As an example, Fig. 11 shows the average brightness profile for B (blue) in the contrast-measured region. In this figure, the horizontal axis indicates the horizontal position x normalized by the elemental lens pitch P_L, while the vertical axis indicates brightness values normalized such that the DC component of the brightness value for the three-unit-synthesis display case is equal to 1; the blue dashed curve, red dash-dotted curve, and green solid curve respectively indicate results for the cases of the single-unit display, the two-unit-synthesis display, and the three-unit-synthesis display. With normalization chosen such that the moiré contrast for the single-unit display is 100%, for the two-unit-synthesis display, we find an average moiré contrast of 22% (R: 24%, G: 19%, B: 22%), while for the three-unit-synthesis display, we find an average moiré contrast of 10% (R: 9%, G: 9%, B: 12%).

Assuming a color space compliant with ITU-R recommendation BT.709¹⁰⁾, Fig. 12 shows CIE 1931 xy chromaticity diagram¹¹⁾ of RGB values over the regions covered by the average-brightness profiles discussed above. Chromaticity ranges for the cases of single-unit, two-unit, and three-unit display are indicated respectively in black, dark grey, and light grey. As the image used in our measurements is white everywhere, ideally, we expect the chromaticity to converge to the single central point corresponding to white, indicated by a circle in Fig. 12. From this figure, we see that, as the number of synthesized units increases, the chromaticity approaches white and the modulation degree of color moiré pattern decreases.

4.2 Resolution enhancement

For the single-unit display system and the three-unit-synthesis display system in the configuration shown in Fig. 5, we measured the resolution by displaying a resolution chart at positions of depth z = 0 mm (on the lens array) and z = 80 mm (in front of the lens array); the results are shown in Fig. 13. We see that the three-unit-synthesis display improves the aliasing distortion visible in the single-unit display within the central region of high spatial frequency. For z = 0 mm, the range of displayable spatial frequencies in the vertical direction is expanded; in the horizontal direction, there is no expansion in the displayable band—as expected on the basis of the theoretical analysis discussed above—but this band is still broad compared with what is observed in the vertical direction. In diagonal directions as well, we see angle-dependent improvements with good overall balance. For z = 80 mm, the region in which aliasing distortion had appeared is now replaced by DC components, reducing the extent of image-quality degradation. The jaggedness (sawtooth-like steps) discernible in the diagonal black/white boundary regions of the chart is also smoothed.

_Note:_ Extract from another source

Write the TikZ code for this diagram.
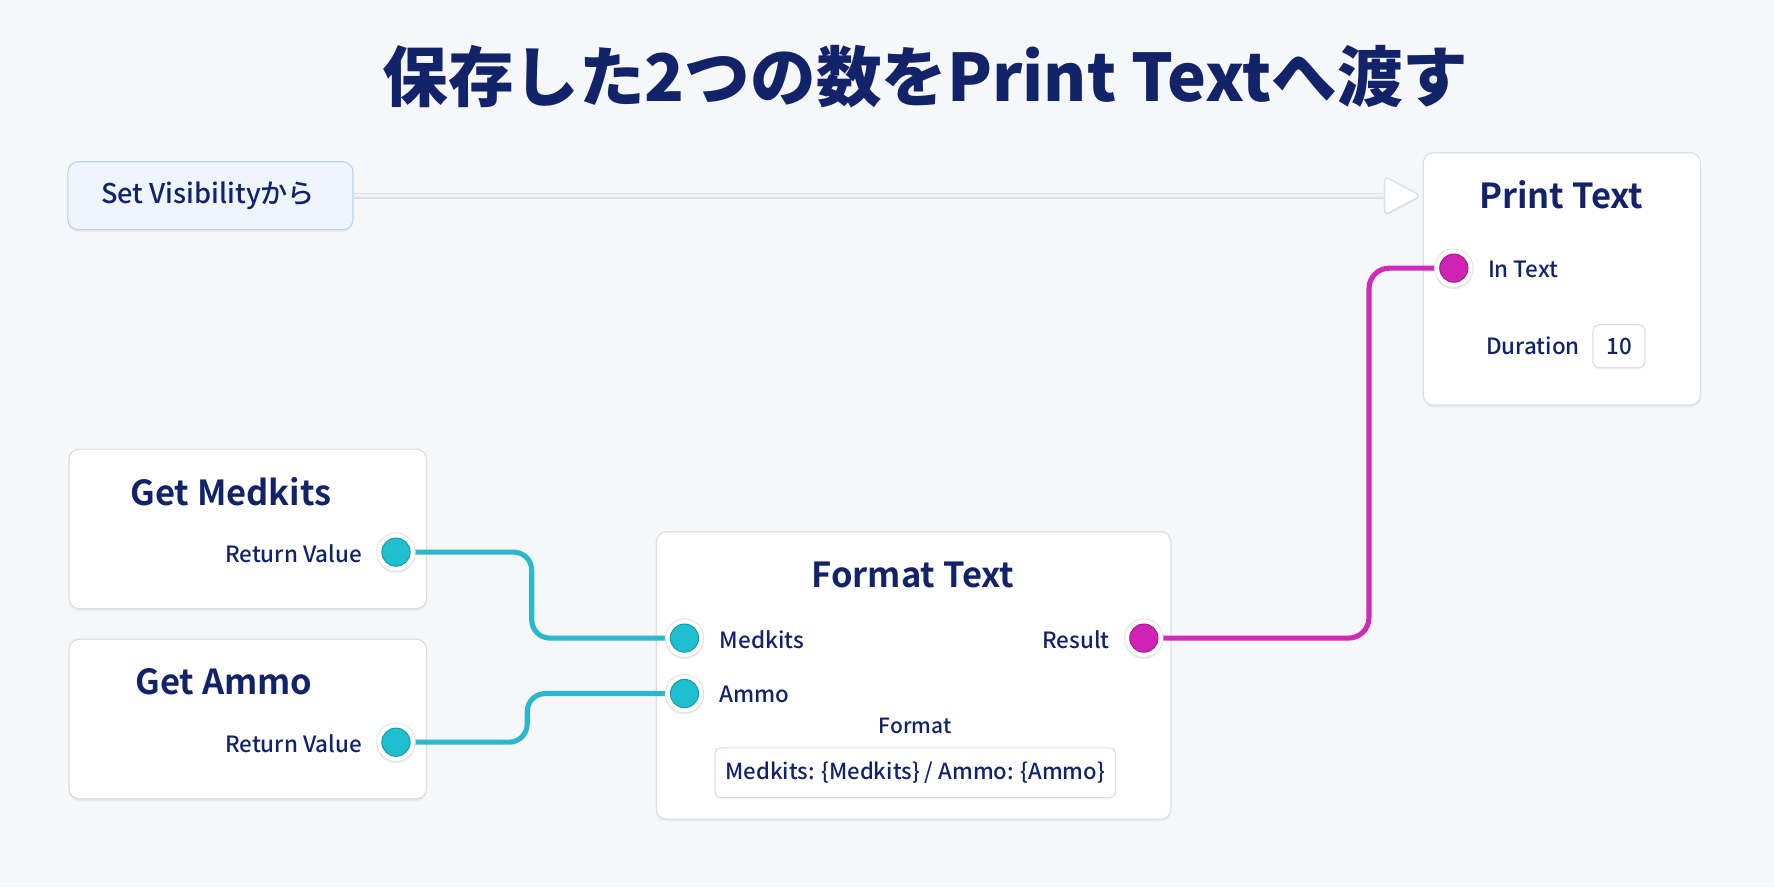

These results are also in agreement with theoretical predictions.

Note that, when three display systems of equal brightness are synthesized, the resulting image is three times brighter than in the single-unit display case. For this reason, although the acquired images differ in brightness, in Fig. 13, we present images adjusted so that the average brightness in the single-unit display case matches that for the three-unit-synthesis case; this prevents brightness discrepancies from affecting the characterization of the moiré pattern or the resolution.

4.3 Combining multiple-unit synthesis with weak defocusing for moiré pattern reduction

In this section, in an effort to reduce the moiré modulation degree to levels below 1%, we induce weak defocusing by shifting the parameter g—the distance between lens arrays and elemental images—away from its focused value of 1.7 mm, and then attempt on-the-spot three-dimensional imaging with a circle-of-confusion radius of ρ≈−0.6 pixel. It is known that such defocusing conditions do not degrade reproducibility in the depth direction⁶⁾. As discussed in Section 2.2, increasing ρ by defocusing has the effect of reducing the moiré modulation degree for single-unit display. It is expected that even weak defocusing can reduce the moiré modulation degree to below 1% by combining it with multiple-unit synthesis. Figures 14(a) and (d) and Fig. 14(b), (c), and (e) show the experimental results obtained with the single-unit display and the three-unit synthesis display, respectively. Figures 14(d) and (e) show enlargements of subregions of Fig. 14(a) and (b), respectively. Figure 15 shows the normalized average brightness profile for the blue background region, measured under the same conditions as in Fig. 11. As the moiré modulation degree was greater for blue than for the other colors in the three-unit synthesis experiments described in Section 4.1, we focus here on the blue channel as a representative case. For the single-unit display case, the moiré modulation degree is approximately 2%, a level detectable by the naked eye. On the other hand, for the three-unit-synthesis display case, the moiré modulation degree is reduced to approximately 0.2%, a level essentially indiscernible by visual inspection. These moiré modulation-degree results were obtained via the DFT procedure described in Section 4.1.

Considering the overall resolution in Fig. 14, we observe appreciable improvements in the depiction of the character's eyes and head, as well as in outline profiles. The reduction in the extent of defocusing achieved by synthesizing multiple units yields increased resolution near the lens-array plane while simultaneously reducing the modulation degree of moiré patterns and retaining good depth-direction reproducibility performance for reconstructed images. These results demonstrate that the method proposed here can yield across-the-board improvements in the quality of reconstructed images.